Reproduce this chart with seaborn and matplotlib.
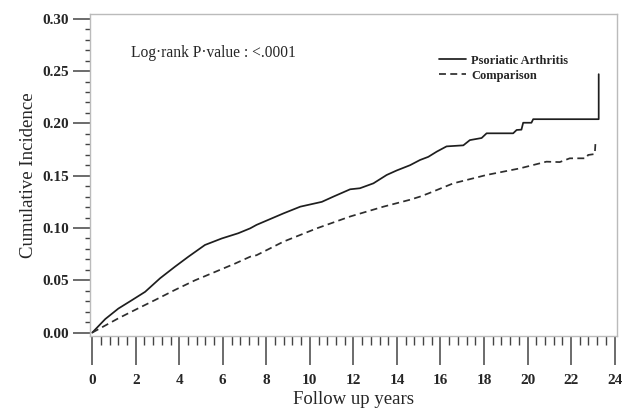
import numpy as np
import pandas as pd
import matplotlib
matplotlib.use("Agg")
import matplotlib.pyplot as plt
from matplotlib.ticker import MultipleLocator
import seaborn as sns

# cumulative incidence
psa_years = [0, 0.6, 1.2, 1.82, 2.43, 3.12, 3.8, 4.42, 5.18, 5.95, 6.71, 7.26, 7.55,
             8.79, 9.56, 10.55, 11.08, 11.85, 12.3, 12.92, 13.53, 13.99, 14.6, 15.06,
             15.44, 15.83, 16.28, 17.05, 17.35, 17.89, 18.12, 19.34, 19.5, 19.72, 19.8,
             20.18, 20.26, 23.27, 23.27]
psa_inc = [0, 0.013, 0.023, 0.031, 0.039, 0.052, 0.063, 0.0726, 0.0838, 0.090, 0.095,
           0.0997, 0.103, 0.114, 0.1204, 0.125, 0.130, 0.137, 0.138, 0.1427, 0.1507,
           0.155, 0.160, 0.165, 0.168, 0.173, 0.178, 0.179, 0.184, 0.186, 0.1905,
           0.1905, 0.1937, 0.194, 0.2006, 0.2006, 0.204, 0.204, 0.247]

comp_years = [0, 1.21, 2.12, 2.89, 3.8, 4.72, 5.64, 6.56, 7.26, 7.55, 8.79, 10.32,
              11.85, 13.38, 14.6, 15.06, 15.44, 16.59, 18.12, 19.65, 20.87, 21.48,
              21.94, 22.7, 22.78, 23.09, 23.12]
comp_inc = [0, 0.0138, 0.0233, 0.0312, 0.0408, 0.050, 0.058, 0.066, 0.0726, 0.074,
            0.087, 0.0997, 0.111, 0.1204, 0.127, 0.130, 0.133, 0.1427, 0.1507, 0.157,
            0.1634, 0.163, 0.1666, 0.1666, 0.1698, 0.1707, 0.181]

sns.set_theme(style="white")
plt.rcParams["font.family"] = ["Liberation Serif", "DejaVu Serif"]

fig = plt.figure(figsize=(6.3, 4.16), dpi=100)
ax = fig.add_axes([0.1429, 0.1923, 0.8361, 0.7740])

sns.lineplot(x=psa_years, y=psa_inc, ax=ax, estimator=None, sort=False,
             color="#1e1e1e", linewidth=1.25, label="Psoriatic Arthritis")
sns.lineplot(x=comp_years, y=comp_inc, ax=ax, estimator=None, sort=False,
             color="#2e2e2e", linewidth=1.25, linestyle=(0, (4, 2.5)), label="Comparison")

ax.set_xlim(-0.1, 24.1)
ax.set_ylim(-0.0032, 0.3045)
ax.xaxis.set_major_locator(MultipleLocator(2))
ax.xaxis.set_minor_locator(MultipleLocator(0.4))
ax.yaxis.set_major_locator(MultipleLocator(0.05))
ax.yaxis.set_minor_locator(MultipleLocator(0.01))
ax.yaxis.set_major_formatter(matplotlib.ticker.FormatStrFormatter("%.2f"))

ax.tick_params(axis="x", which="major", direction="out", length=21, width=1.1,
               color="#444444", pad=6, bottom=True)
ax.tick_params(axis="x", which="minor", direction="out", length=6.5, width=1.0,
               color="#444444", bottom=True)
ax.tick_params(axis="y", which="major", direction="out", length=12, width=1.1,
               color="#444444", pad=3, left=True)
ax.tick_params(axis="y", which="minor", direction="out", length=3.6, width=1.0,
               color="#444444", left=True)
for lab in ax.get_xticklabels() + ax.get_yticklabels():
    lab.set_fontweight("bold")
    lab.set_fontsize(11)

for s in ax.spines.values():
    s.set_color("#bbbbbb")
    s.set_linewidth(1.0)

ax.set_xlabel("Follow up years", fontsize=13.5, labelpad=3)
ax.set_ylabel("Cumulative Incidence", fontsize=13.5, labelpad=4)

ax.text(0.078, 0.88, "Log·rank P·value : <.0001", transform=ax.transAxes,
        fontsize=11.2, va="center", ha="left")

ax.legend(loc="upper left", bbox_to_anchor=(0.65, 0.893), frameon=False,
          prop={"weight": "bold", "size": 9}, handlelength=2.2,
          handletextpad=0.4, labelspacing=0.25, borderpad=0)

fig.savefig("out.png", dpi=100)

■ **EXERCISE INSTRUCTIONS**:
Print the full listing exactly, dropping the pictures.

■ **SOLUTION**:
Reproduce this chart with seaborn and matplotlib.
import numpy as np
import pandas as pd
import matplotlib
matplotlib.use("Agg")
import matplotlib.pyplot as plt
from matplotlib.ticker import MultipleLocator
import seaborn as sns

# cumulative incidence
psa_years = [0, 0.6, 1.2, 1.82, 2.43, 3.12, 3.8, 4.42, 5.18, 5.95, 6.71, 7.26, 7.55,
             8.79, 9.56, 10.55, 11.08, 11.85, 12.3, 12.92, 13.53, 13.99, 14.6, 15.06,
             15.44, 15.83, 16.28, 17.05, 17.35, 17.89, 18.12, 19.34, 19.5, 19.72, 19.8,
             20.18, 20.26, 23.27, 23.27]
psa_inc = [0, 0.013, 0.023, 0.031, 0.039, 0.052, 0.063, 0.0726, 0.0838, 0.090, 0.095,
           0.0997, 0.103, 0.114, 0.1204, 0.125, 0.130, 0.137, 0.138, 0.1427, 0.1507,
           0.155, 0.160, 0.165, 0.168, 0.173, 0.178, 0.179, 0.184, 0.186, 0.1905,
           0.1905, 0.1937, 0.194, 0.2006, 0.2006, 0.204, 0.204, 0.247]

comp_years = [0, 1.21, 2.12, 2.89, 3.8, 4.72, 5.64, 6.56, 7.26, 7.55, 8.79, 10.32,
              11.85, 13.38, 14.6, 15.06, 15.44, 16.59, 18.12, 19.65, 20.87, 21.48,
              21.94, 22.7, 22.78, 23.09, 23.12]
comp_inc = [0, 0.0138, 0.0233, 0.0312, 0.0408, 0.050, 0.058, 0.066, 0.0726, 0.074,
            0.087, 0.0997, 0.111, 0.1204, 0.127, 0.130, 0.133, 0.1427, 0.1507, 0.157,
            0.1634, 0.163, 0.1666, 0.1666, 0.1698, 0.1707, 0.181]

sns.set_theme(style="white")
plt.rcParams["font.family"] = ["Liberation Serif", "DejaVu Serif"]

fig = plt.figure(figsize=(6.3, 4.16), dpi=100)
ax = fig.add_axes([0.1429, 0.1923, 0.8361, 0.7740])

sns.lineplot(x=psa_years, y=psa_inc, ax=ax, estimator=None, sort=False,
             color="#1e1e1e", linewidth=1.25, label="Psoriatic Arthritis")
sns.lineplot(x=comp_years, y=comp_inc, ax=ax, estimator=None, sort=False,
             color="#2e2e2e", linewidth=1.25, linestyle=(0, (4, 2.5)), label="Comparison")

ax.set_xlim(-0.1, 24.1)
ax.set_ylim(-0.0032, 0.3045)
ax.xaxis.set_major_locator(MultipleLocator(2))
ax.xaxis.set_minor_locator(MultipleLocator(0.4))
ax.yaxis.set_major_locator(MultipleLocator(0.05))
ax.yaxis.set_minor_locator(MultipleLocator(0.01))
ax.yaxis.set_major_formatter(matplotlib.ticker.FormatStrFormatter("%.2f"))

ax.tick_params(axis="x", which="major", direction="out", length=21, width=1.1,
               color="#444444", pad=6, bottom=True)
ax.tick_params(axis="x", which="minor", direction="out", length=6.5, width=1.0,
               color="#444444", bottom=True)
ax.tick_params(axis="y", which="major", direction="out", length=12, width=1.1,
               color="#444444", pad=3, left=True)
ax.tick_params(axis="y", which="minor", direction="out", length=3.6, width=1.0,
               color="#444444", left=True)
for lab in ax.get_xticklabels() + ax.get_yticklabels():
    lab.set_fontweight("bold")
    lab.set_fontsize(11)

for s in ax.spines.values():
    s.set_color("#bbbbbb")
    s.set_linewidth(1.0)

ax.set_xlabel("Follow up years", fontsize=13.5, labelpad=3)
ax.set_ylabel("Cumulative Incidence", fontsize=13.5, labelpad=4)

ax.text(0.078, 0.88, "Log·rank P·value : <.0001", transform=ax.transAxes,
        fontsize=11.2, va="center", ha="left")

ax.legend(loc="upper left", bbox_to_anchor=(0.65, 0.893), frameon=False,
          prop={"weight": "bold", "size": 9}, handlelength=2.2,
          handletextpad=0.4, labelspacing=0.25, borderpad=0)

fig.savefig("out.png", dpi=100)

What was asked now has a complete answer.